About a year and a half after World of Greyhawk came out, Gygax was forced out of TSR and Greyhawk went mostly dormant as focus shifted to developing Forgotten Realms. In 1988, the setting saw a revival, starting with the Greyhawk Adventures hardcover and the mean-spirited joke that is the Castle Greyhawk module. 1989 saw the release of the City of Greyhawk box set, coinciding with the release of the second edition of D&D.

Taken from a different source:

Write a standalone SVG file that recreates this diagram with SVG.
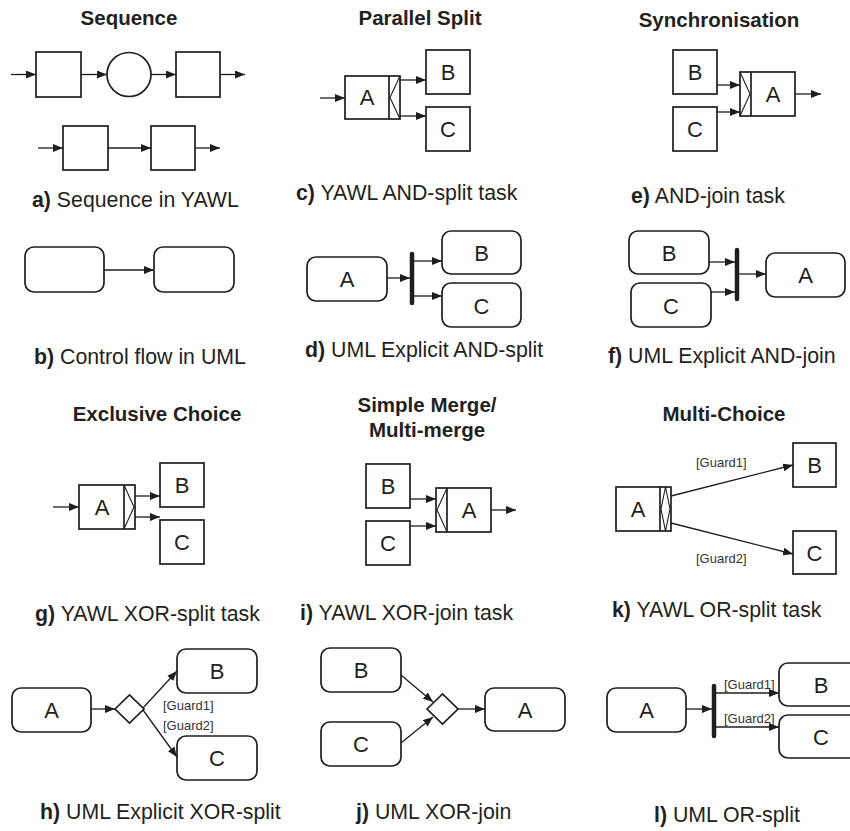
<svg xmlns="http://www.w3.org/2000/svg" width="850" height="831" viewBox="0 0 850 831">
<defs>
<marker id="ah" markerUnits="userSpaceOnUse" markerWidth="10" markerHeight="8" refX="10" refY="4" orient="auto">
<path d="M0,0 L10,4 L0,8 z" fill="#1e1e1e"/>
</marker>
<style>
.box{fill:#fff;stroke:#1e1e1e;stroke-width:1.7}
.thin{fill:none;stroke:#1e1e1e;stroke-width:1.1}
.arr{fill:none;stroke:#1e1e1e;stroke-width:1.3;marker-end:url(#ah)}
.bar{stroke:#1e1e1e;stroke-width:4.5;stroke-linecap:round}
.title{font-family:"Liberation Sans",Arial,sans-serif;font-weight:bold;font-size:20.5px;fill:#231f20;text-anchor:middle}
.cap{font-family:"Liberation Sans",Arial,sans-serif;font-size:21.3px;fill:#231f20}
.cap tspan.b{font-weight:bold}
.lbl{font-family:"Liberation Sans",Arial,sans-serif;font-size:22px;fill:#231f20;text-anchor:middle}
.g{font-family:"Liberation Sans",Arial,sans-serif;font-size:13px;fill:#333}
</style>
</defs>

<!-- Titles and captions -->
<g id="texts">
<text class="title" x="129" y="25">Sequence</text>
<text class="title" x="420" y="25">Parallel Split</text>
<text class="title" x="719" y="27">Synchronisation</text>
<text class="title" x="157" y="421">Exclusive Choice</text>
<text class="title" x="427" y="412">Simple Merge/</text>
<text class="title" x="427" y="437">Multi-merge</text>
<text class="title" x="724" y="421">Multi-Choice</text>
<text class="cap" x="32" y="207"><tspan class="b">a)</tspan> Sequence in YAWL</text>
<text class="cap" x="34" y="364"><tspan class="b">b)</tspan> Control flow in UML</text>
<text class="cap" x="296" y="200"><tspan class="b">c)</tspan> YAWL AND-split task</text>
<text class="cap" x="305" y="357"><tspan class="b">d)</tspan> UML Explicit AND-split</text>
<text class="cap" x="631" y="203"><tspan class="b">e)</tspan> AND-join task</text>
<text class="cap" x="608" y="363"><tspan class="b">f)</tspan> UML Explicit AND-join</text>
<text class="cap" x="35" y="621"><tspan class="b">g)</tspan> YAWL XOR-split task</text>
<text class="cap" x="40" y="819"><tspan class="b">h)</tspan> UML Explicit XOR-split</text>
<text class="cap" x="300" y="620"><tspan class="b">i)</tspan> YAWL XOR-join task</text>
<text class="cap" x="356" y="819"><tspan class="b">j)</tspan> UML XOR-join</text>
<text class="cap" x="612" y="617"><tspan class="b">k)</tspan> YAWL OR-split task</text>
<text class="cap" x="654" y="822"><tspan class="b">l)</tspan> UML OR-split</text>
</g>

<!-- a) Sequence in YAWL -->
<g id="a-task1"><rect class="box" x="36" y="52" width="45" height="45"/></g>
<g id="a-cond"><circle class="box" cx="129" cy="74.5" r="22"/></g>
<g id="a-task2"><rect class="box" x="176" y="52" width="44" height="45"/></g>
<g id="a-task3"><rect class="box" x="63" y="126" width="45" height="44"/></g>
<g id="a-task4"><rect class="box" x="151" y="126" width="44" height="44"/></g>

<!-- b) UML control flow -->
<g id="b-act1"><rect class="box" x="25" y="247" width="79" height="45" rx="9"/></g>
<g id="b-act2"><rect class="box" x="154" y="247" width="80" height="45" rx="9"/></g>

<!-- c) AND-split -->
<g id="c-A"><rect class="box" x="345" y="76" width="55" height="43"/><line class="box" x1="389" y1="76" x2="389" y2="119"/><path class="thin" d="M400,76 L390,97.5 L400,119"/><text class="lbl" x="367" y="105">A</text></g>
<g id="c-B"><rect class="box" x="426" y="50" width="44" height="44"/><text class="lbl" x="448" y="80">B</text></g>
<g id="c-C"><rect class="box" x="426" y="107" width="44" height="44"/><text class="lbl" x="448" y="137">C</text></g>

<!-- d) UML AND-split -->
<g id="d-A"><rect class="box" x="307" y="257" width="80" height="44" rx="9"/><text class="lbl" x="347" y="287">A</text></g>
<g id="d-bar"><line class="bar" x1="412" y1="254" x2="412" y2="303"/></g>
<g id="d-B"><rect class="box" x="442" y="231" width="79" height="43" rx="9"/><text class="lbl" x="481.5" y="261">B</text></g>
<g id="d-C"><rect class="box" x="442" y="283" width="79" height="44" rx="9"/><text class="lbl" x="481.5" y="314">C</text></g>

<!-- e) AND-join -->
<g id="e-B"><rect class="box" x="673" y="50" width="44" height="44"/><text class="lbl" x="695" y="80">B</text></g>
<g id="e-C"><rect class="box" x="673" y="107" width="44" height="44"/><text class="lbl" x="695" y="137">C</text></g>
<g id="e-A"><rect class="box" x="740" y="72" width="55" height="44"/><line class="box" x1="751" y1="72" x2="751" y2="116"/><path class="thin" d="M740,72 L750,94 L740,116"/><text class="lbl" x="773" y="102">A</text></g>

<!-- f) UML AND-join -->
<g id="f-B"><rect class="box" x="629" y="231" width="80" height="43" rx="9"/><text class="lbl" x="669" y="261">B</text></g>
<g id="f-C"><rect class="box" x="631" y="283" width="80" height="44" rx="9"/><text class="lbl" x="671" y="314">C</text></g>
<g id="f-bar"><line class="bar" x1="737" y1="250" x2="737" y2="299"/></g>
<g id="f-A"><rect class="box" x="766" y="253" width="79" height="44" rx="9"/><text class="lbl" x="805.5" y="283">A</text></g>

<!-- g) XOR-split -->
<g id="g-A"><rect class="box" x="79" y="485" width="56" height="44"/><line class="box" x1="124" y1="485" x2="124" y2="529"/><path class="thin" d="M124,485 L134,507 L124,529"/><text class="lbl" x="102" y="515">A</text></g>
<g id="g-B"><rect class="box" x="160" y="463" width="44" height="44"/><text class="lbl" x="182" y="493">B</text></g>
<g id="g-C"><rect class="box" x="160" y="520" width="44" height="44"/><text class="lbl" x="182" y="550">C</text></g>

<!-- i) XOR-join -->
<g id="i-B"><rect class="box" x="366" y="464" width="44" height="44"/><text class="lbl" x="388" y="494">B</text></g>
<g id="i-C"><rect class="box" x="366" y="521" width="44" height="44"/><text class="lbl" x="388" y="551">C</text></g>
<g id="i-A"><rect class="box" x="436" y="488" width="55" height="44"/><line class="box" x1="447" y1="488" x2="447" y2="532"/><path class="thin" d="M447,488 L437,510 L447,532"/><text class="lbl" x="469" y="518">A</text></g>

<!-- k) OR-split -->
<g id="k-A"><rect class="box" x="616" y="487" width="55" height="44"/><line class="box" x1="660" y1="487" x2="660" y2="531"/><path class="thin" d="M665.5,487 L661,509 L665.5,531 L670,509 z"/><text class="lbl" x="638" y="517">A</text></g>
<g id="k-B"><rect class="box" x="793" y="443" width="43" height="44"/><text class="lbl" x="814.5" y="473">B</text></g>
<g id="k-C"><rect class="box" x="793" y="531" width="43" height="43"/><text class="lbl" x="814.5" y="561">C</text></g>

<!-- h) UML XOR-split -->
<g id="h-A"><rect class="box" x="12" y="688" width="79" height="44" rx="9"/><text class="lbl" x="51.5" y="718">A</text></g>
<g id="h-dec"><path class="box" d="M115,709 L129.5,695 L144,709 L129.5,723 z"/></g>
<g id="h-B"><rect class="box" x="177" y="649" width="80" height="44" rx="9"/><text class="lbl" x="217" y="679">B</text></g>
<g id="h-C"><rect class="box" x="177" y="736" width="80" height="44" rx="9"/><text class="lbl" x="217" y="766">C</text></g>

<!-- j) UML XOR-join -->
<g id="j-B"><rect class="box" x="321" y="648" width="80" height="44" rx="9"/><text class="lbl" x="361" y="678">B</text></g>
<g id="j-C"><rect class="box" x="321" y="722" width="80" height="44" rx="9"/><text class="lbl" x="361" y="752">C</text></g>
<g id="j-dec"><path class="box" d="M427,709 L442.5,694 L458,709 L442.5,724 z"/></g>
<g id="j-A"><rect class="box" x="485" y="688" width="80" height="43" rx="9"/><text class="lbl" x="525" y="718">A</text></g>

<!-- l) UML OR-split -->
<g id="l-A"><rect class="box" x="607" y="688" width="79" height="44" rx="9"/><text class="lbl" x="646.5" y="718">A</text></g>
<g id="l-bar"><line class="bar" x1="714" y1="686" x2="714" y2="736"/></g>
<g id="l-B"><rect class="box" x="779" y="663" width="90" height="43" rx="9"/><text class="lbl" x="821" y="693">B</text></g>
<g id="l-C"><rect class="box" x="779" y="715" width="90" height="43" rx="9"/><text class="lbl" x="821" y="745">C</text></g>

<!-- guard labels -->
<g id="guards">
<text class="g" x="696" y="467">[Guard1]</text>
<text class="g" x="696" y="563">[Guard2]</text>
<text class="g" x="163" y="710">[Guard1]</text>
<text class="g" x="163" y="730">[Guard2]</text>
<text class="g" x="724" y="689">[Guard1]</text>
<text class="g" x="724" y="723">[Guard2]</text>
</g>

<!-- connectors -->
<g id="connectors">
<line class="arr" x1="11" y1="74.5" x2="36" y2="74.5"/>
<line class="arr" x1="81" y1="74.5" x2="107" y2="74.5"/>
<line class="arr" x1="151" y1="74.5" x2="176" y2="74.5"/>
<line class="arr" x1="220" y1="74.5" x2="245" y2="74.5"/>
<line class="arr" x1="38" y1="148" x2="63" y2="148"/>
<line class="arr" x1="108" y1="148" x2="151" y2="148"/>
<line class="arr" x1="195" y1="148" x2="220" y2="148"/>

<line class="arr" x1="104" y1="270" x2="154" y2="270"/>

<line class="arr" x1="320" y1="98" x2="345" y2="98"/>
<line class="arr" x1="400" y1="80" x2="426" y2="80"/>
<line class="arr" x1="400" y1="116" x2="426" y2="116"/>

<line class="arr" x1="387" y1="278" x2="410" y2="278"/>
<line class="arr" x1="414" y1="261" x2="442" y2="261"/>
<line class="arr" x1="414" y1="296" x2="442" y2="296"/>

<line class="arr" x1="717" y1="85" x2="740" y2="85"/>
<line class="arr" x1="717" y1="112" x2="740" y2="112"/>
<line class="arr" x1="795" y1="94" x2="821" y2="94"/>

<line class="arr" x1="709" y1="262" x2="735" y2="262"/>
<line class="arr" x1="711" y1="292" x2="735" y2="292"/>
<line class="arr" x1="739" y1="274" x2="766" y2="274"/>

<line class="arr" x1="53" y1="507" x2="79" y2="507"/>
<line class="arr" x1="135" y1="496" x2="160" y2="496"/>
<line class="arr" x1="135" y1="517" x2="160" y2="517"/>

<line class="arr" x1="410" y1="499" x2="436" y2="499"/>
<line class="arr" x1="410" y1="526" x2="436" y2="526"/>
<line class="arr" x1="491" y1="510" x2="516" y2="510"/>

<line class="arr" x1="671" y1="496" x2="793" y2="465"/>
<line class="arr" x1="671" y1="523" x2="793" y2="554"/>

<line class="arr" x1="91" y1="709" x2="115" y2="709"/>
<line class="arr" x1="143" y1="708" x2="177" y2="671"/>
<line class="arr" x1="143" y1="710" x2="177" y2="757"/>

<line class="arr" x1="401" y1="675" x2="433" y2="702"/>
<line class="arr" x1="401" y1="743" x2="433" y2="717"/>
<line class="arr" x1="458" y1="709" x2="485" y2="709"/>

<line class="arr" x1="686" y1="709" x2="712" y2="709"/>
<line class="arr" x1="716" y1="693" x2="779" y2="693"/>
<line class="arr" x1="716" y1="727" x2="779" y2="727"/>
</g>
</svg>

This is a brand new city, designed by Carl Sargent and Rik Rose to reconcile various details published in other material over the years. The result is a sturdy, believable medieval style city that never really finds its own atmosphere or character (and it is certainly possible to make a detailed but largely normal RPG city interesting – see TSR’s Lankhmar: City of Adventure from 1985). There isn’t anything obviously wrong with City of Greyhawk, but there isn’t anything terribly exciting about it either.

The box has two books. The gazetteer is a tour guide of the city and its environs, while the other, sporting a delightfully hideous Daniel Horn cover, is an over-detailed and under-illustrated catalog of people, organizations and their rivalries. The only thing in the latter book that is particularly memorable is the reconfiguration of the Circle of Nine (previously the Circle of Eight) into its most recognized form, before it was visited by tragedy and betrayal in the later Iuz metaplot. Dry as all this is, though, it is an important foundation for Sargent’s re-imagination of Greyhawk over the next few years.

The best part of the box is the stack of card stock adventure one-sheets, of which there are 23. The vast majority of them display more energy, wit and cleverness than the dreary guidebooks could ever hope to muster. The second best thing in the box is the birds-eye map of the city by Valerie Valusek, which is one of TSR’s best, though lesser known, bits of cartography.